Il est, en effet, regrettable que de trop nombreuses dispositions soient prises systématiquement par décret. Cela nuit à la lisibilité du statut. Mis à part le secourisme, nous ne savons toujours rien du contenu des formations et de leur taux de rémunération. Nous ne savons pas non plus si la qualification obtenue aura ou non une valeur nationale.
De même, la validation des acquis de l'expérience est absente du texte. C'est pourtant un point essentiel.
Nous ne savons rien non plus du niveau des salaires, et de leur éventuelle uniformisation sur tout le territoire.
Pouvez-vous, monsieur le ministre, nous apporter les réponses qui nous font défaut ?
De même, nous regrettons que des questions importantes concernant à la fois les assistants maternels et les assistants familiaux ne soient toujours pas prises en compte.
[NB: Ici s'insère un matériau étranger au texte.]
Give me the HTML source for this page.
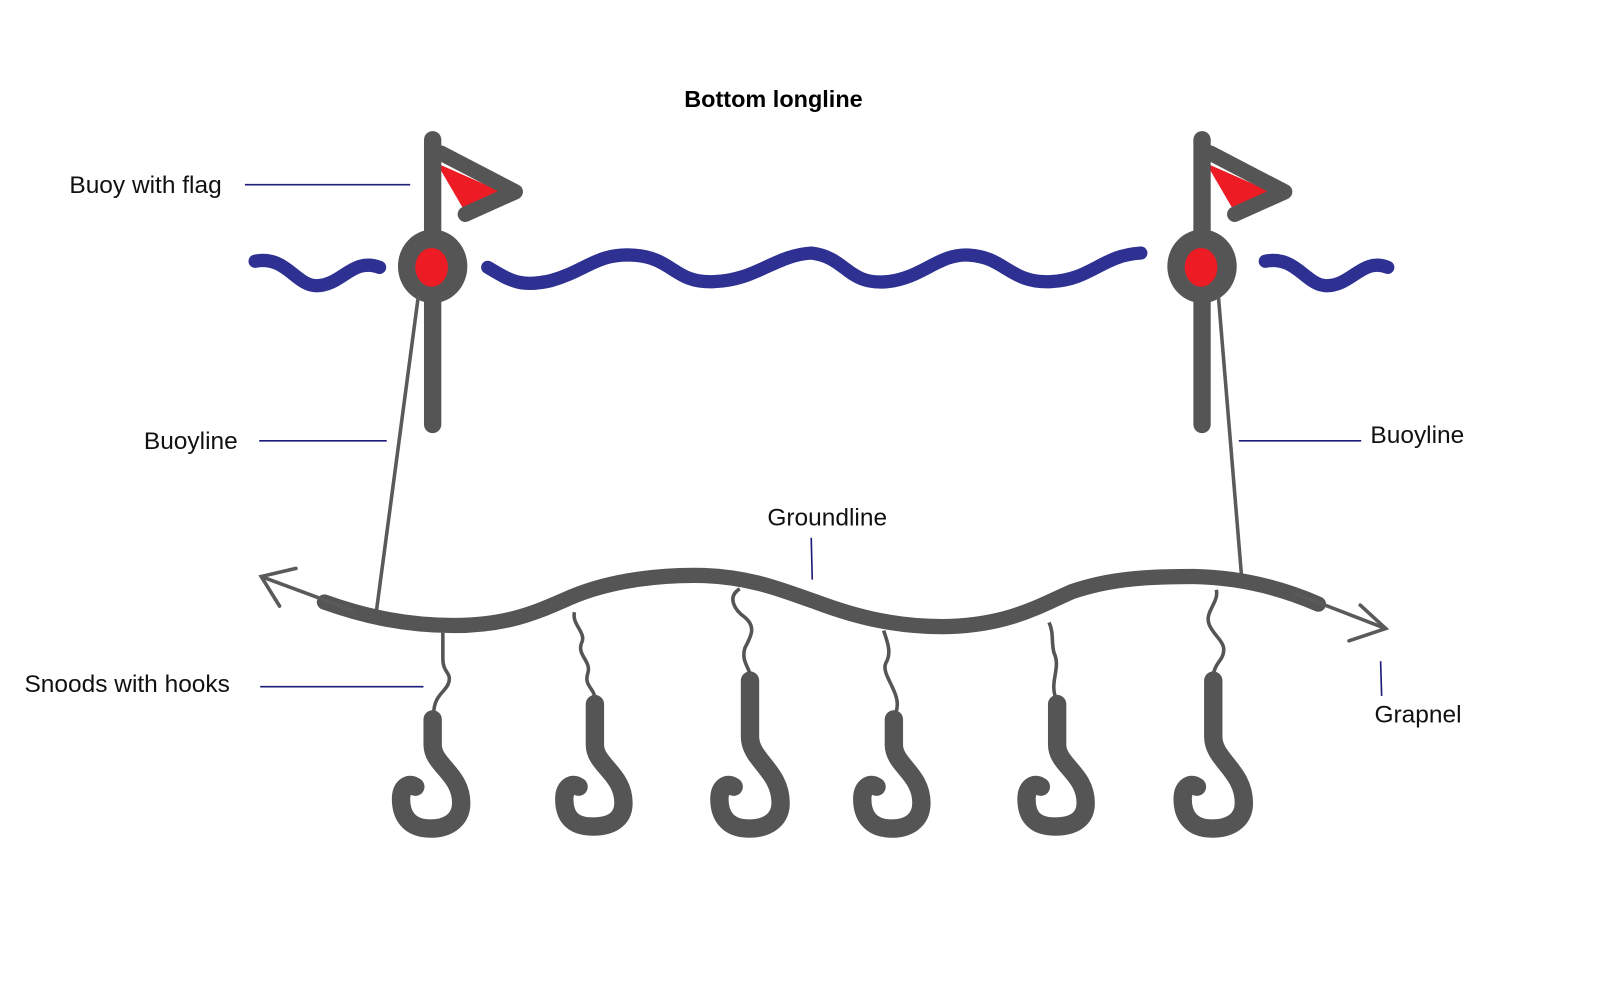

Il s'agit notamment du droit syndical, des retraites et, en particulier, de la validation des périodes travaillées avant 1992.
La question du financement, quant à elle, reste obscure. De nombreuses mesures de ce projet de loi seront, en effet, à la charge supplémentaire des parents employeurs et, surtout, des conseils généraux. Pourront-ils y faire face ? L'Etat a-t-il prévu des compensations ? Lesquelles ? Nous attendons toujours l'étude d'impact et le chiffrage du coût d'application des mesures proposées.
Monsieur le ministre, ce que les assistants maternels et les assistants familiaux espèrent, c'est un véritable statut et la considération et le respect qu'ils méritent, car ils assument une mission difficile, qui comporte de grandes responsabilités. Ces responsabilités ne doivent toutefois pas leur ôter toute possibilité d'initiative et les réduire au rôle de simples exécutants. Pour nous, ils sont des professionnels de l'enfance à part entière, et doivent être considérés comme tels.
Le projet de loi répond en partie à leurs attentes, mais sans aller encore assez loin et, comme je le disais précédemment, trop d'articles nous renvoient à des décrets. Des incertitudes demeurent, et des aspects de leur profession n'ont pas été pris en compte. C'est pourquoi nous ne pouvons voter ce texte en l'état.